Bernie Sanders may shed a tear of pride today when he reads that one state is implementing part of his campaign platform: “free” college. Of course, readers should substitute “taxpayer funded” for “free” for the duration of this article.
Last night, New York approved a budget package that included free public college tuition for its residents. The state’s new “Excelsior Scholarship” program will be rolled out over the next three years in phases, and any prospective student from a family that earns under $100,000 a year will be eligible (to be raised to $110,000 in 2018 and $125,000 in 2019). The first beneficiaries will be those enrolling in the Fall 2017 semester.
After signing the new budget, Governor Andrew Cuomo said, “With this budget, New York has the nation’s first accessible college program. It’s a different model. Today, college is what high school was—it should always be an option even if you can’t afford it.”
NBC News reported:
[A]ccording to Cuomo’s office, the budget includes a record $7.5 billion for higher education — though that’s only a 6.3 percent increase from 2016.
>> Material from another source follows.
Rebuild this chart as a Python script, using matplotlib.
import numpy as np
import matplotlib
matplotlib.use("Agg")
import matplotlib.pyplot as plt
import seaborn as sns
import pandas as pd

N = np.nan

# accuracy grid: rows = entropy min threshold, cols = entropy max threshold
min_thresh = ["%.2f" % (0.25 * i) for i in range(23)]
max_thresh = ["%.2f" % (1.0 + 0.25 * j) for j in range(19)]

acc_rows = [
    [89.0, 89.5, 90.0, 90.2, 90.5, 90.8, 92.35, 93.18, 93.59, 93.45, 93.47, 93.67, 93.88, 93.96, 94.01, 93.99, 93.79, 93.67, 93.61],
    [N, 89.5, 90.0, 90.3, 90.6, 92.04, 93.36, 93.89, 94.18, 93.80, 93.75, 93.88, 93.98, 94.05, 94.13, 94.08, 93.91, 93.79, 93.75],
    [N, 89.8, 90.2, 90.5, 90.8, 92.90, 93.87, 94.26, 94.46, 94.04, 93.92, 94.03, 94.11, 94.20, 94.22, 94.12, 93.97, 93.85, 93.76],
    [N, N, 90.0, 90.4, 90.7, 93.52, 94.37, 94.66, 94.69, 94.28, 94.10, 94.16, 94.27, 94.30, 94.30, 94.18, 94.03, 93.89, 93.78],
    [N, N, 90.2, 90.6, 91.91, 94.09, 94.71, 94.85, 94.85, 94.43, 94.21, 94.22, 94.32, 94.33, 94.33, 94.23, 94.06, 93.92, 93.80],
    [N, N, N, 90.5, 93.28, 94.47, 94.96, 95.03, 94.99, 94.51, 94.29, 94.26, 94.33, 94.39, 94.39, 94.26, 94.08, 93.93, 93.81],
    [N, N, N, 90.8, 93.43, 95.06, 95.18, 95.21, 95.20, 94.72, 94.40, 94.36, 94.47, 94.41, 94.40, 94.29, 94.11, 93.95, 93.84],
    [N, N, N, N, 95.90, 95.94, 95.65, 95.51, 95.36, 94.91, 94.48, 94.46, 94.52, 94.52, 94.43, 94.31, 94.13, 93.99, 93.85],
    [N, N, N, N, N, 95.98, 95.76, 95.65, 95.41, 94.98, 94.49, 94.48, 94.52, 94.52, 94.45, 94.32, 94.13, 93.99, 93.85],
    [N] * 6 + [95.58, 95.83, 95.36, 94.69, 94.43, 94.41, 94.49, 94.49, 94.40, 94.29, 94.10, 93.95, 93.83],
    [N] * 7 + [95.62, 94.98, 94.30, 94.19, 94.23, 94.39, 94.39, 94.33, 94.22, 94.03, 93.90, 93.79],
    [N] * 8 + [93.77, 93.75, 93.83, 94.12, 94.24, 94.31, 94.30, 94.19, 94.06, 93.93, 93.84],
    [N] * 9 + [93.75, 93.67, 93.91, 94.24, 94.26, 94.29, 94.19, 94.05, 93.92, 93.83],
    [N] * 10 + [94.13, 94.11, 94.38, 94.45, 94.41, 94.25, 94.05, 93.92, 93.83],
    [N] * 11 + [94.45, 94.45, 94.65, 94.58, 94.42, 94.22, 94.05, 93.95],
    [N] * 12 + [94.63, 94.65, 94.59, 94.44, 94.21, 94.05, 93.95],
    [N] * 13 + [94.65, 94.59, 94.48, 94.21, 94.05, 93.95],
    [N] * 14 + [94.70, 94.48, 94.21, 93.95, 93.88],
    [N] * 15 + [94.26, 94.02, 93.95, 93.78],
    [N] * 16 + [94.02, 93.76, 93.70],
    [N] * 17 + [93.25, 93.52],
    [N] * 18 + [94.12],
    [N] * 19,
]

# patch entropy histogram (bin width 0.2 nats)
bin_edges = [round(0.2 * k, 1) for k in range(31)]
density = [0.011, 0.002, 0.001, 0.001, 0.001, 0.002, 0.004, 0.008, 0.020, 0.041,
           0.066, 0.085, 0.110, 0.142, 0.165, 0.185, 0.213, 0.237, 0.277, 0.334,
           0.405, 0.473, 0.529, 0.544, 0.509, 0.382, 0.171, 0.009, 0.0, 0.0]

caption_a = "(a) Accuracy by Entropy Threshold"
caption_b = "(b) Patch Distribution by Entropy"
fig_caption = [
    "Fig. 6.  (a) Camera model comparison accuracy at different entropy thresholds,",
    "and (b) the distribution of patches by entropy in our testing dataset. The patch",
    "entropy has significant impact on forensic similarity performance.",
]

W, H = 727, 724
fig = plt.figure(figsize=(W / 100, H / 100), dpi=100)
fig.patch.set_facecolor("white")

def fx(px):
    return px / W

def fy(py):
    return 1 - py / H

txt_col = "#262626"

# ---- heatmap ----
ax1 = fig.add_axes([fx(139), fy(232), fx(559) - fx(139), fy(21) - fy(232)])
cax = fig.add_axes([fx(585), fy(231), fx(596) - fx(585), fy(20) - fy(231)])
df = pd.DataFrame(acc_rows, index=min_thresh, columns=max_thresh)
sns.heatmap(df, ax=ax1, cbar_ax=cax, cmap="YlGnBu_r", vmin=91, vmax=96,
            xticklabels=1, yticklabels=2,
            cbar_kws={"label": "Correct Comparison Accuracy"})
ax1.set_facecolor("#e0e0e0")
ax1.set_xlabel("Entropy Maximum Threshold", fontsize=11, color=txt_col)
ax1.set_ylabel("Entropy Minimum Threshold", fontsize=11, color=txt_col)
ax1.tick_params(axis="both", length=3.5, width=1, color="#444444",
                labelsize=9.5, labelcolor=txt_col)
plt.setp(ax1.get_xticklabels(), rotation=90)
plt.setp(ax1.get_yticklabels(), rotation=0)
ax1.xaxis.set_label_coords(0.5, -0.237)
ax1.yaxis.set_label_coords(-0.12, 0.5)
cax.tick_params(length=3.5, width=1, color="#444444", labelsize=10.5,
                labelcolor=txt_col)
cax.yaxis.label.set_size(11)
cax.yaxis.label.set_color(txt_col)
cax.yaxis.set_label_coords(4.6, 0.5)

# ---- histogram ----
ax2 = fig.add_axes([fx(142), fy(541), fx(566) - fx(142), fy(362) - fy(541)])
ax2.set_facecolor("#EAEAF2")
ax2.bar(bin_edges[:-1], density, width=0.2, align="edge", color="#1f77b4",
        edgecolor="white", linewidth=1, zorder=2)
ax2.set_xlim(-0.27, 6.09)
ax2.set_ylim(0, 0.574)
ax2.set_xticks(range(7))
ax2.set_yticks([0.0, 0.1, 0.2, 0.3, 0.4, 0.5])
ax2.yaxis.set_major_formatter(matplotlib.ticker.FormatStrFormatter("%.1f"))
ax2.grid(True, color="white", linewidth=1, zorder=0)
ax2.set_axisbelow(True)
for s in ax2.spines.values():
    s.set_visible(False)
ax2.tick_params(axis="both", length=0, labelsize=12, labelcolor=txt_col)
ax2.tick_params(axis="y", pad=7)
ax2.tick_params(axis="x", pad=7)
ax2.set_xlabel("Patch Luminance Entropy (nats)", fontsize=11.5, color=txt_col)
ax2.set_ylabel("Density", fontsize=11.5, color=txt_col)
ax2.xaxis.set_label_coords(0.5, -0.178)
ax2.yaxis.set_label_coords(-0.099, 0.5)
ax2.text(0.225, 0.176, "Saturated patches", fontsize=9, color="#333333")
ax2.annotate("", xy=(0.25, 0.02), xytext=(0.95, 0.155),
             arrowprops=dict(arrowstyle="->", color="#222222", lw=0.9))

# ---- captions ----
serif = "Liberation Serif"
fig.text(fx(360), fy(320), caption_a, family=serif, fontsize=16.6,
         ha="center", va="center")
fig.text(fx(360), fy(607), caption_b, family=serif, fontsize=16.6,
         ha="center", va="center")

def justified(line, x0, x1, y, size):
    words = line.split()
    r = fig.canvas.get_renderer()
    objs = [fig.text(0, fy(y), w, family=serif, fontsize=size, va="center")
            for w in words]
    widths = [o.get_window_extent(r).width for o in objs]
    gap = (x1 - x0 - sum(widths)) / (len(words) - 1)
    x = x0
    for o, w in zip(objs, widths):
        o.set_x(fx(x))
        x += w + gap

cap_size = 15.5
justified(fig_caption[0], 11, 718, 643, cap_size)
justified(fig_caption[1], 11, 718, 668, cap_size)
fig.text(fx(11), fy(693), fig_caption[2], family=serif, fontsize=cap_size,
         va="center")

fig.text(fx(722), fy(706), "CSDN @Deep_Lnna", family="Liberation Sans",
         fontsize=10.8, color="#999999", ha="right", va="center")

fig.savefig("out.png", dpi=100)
An estimated 80 percent of New York State’s families with college-age kids could use the new program.
The Excelsior Scholarship will be included in the state’s Free Application for Federal Student Aid (FAFSA), and students will see that they are eligible when they fill out the forms this spring.
There is no age limit for the program; students must be enrolled full-time with an average of at least 30 credits per year and meet the minimum GPA requirement for their program.
The state is also investing $8 million in electronic books in order to lower costs for students, a spokesperson for Cuomo’s office told NBC News.
Free coverage of two-year colleges already exists in Tennessee, Oregon, and Minnesota. According to the National Conference of State Legislatures, about a dozen other states have seen legislation proposed that would do the same.
In January, Cuomo paired up with Sen. Bernie Sanders at a press conference to announce plans for the Excelsior Scholarship.
Of course, as the old saying in economics goes: there ain’t no such thing as a free lunch — and this lunch isn’t as generous as some might think. As Unbiased America pointed out:
• It only applies to those attending full-time at the State University of New York or City University of New York.
• It only applies to TUITION, with accounts for only 25% of college costs. The student must pay for the other 75% of college costs, or roughly $20,000 per year.
• The “free” education will just be paid by NY residents in other ways (higher taxes, borrowing). It’s essentially what all politics is about…taking money away from people quietly and giving it back to them loudly.
Given that half of all recent college graduates work jobs that don’t require college degrees, perhaps taking money out of the real private sector to fund 4-year adult daycare isn’t the best idea, but who knows.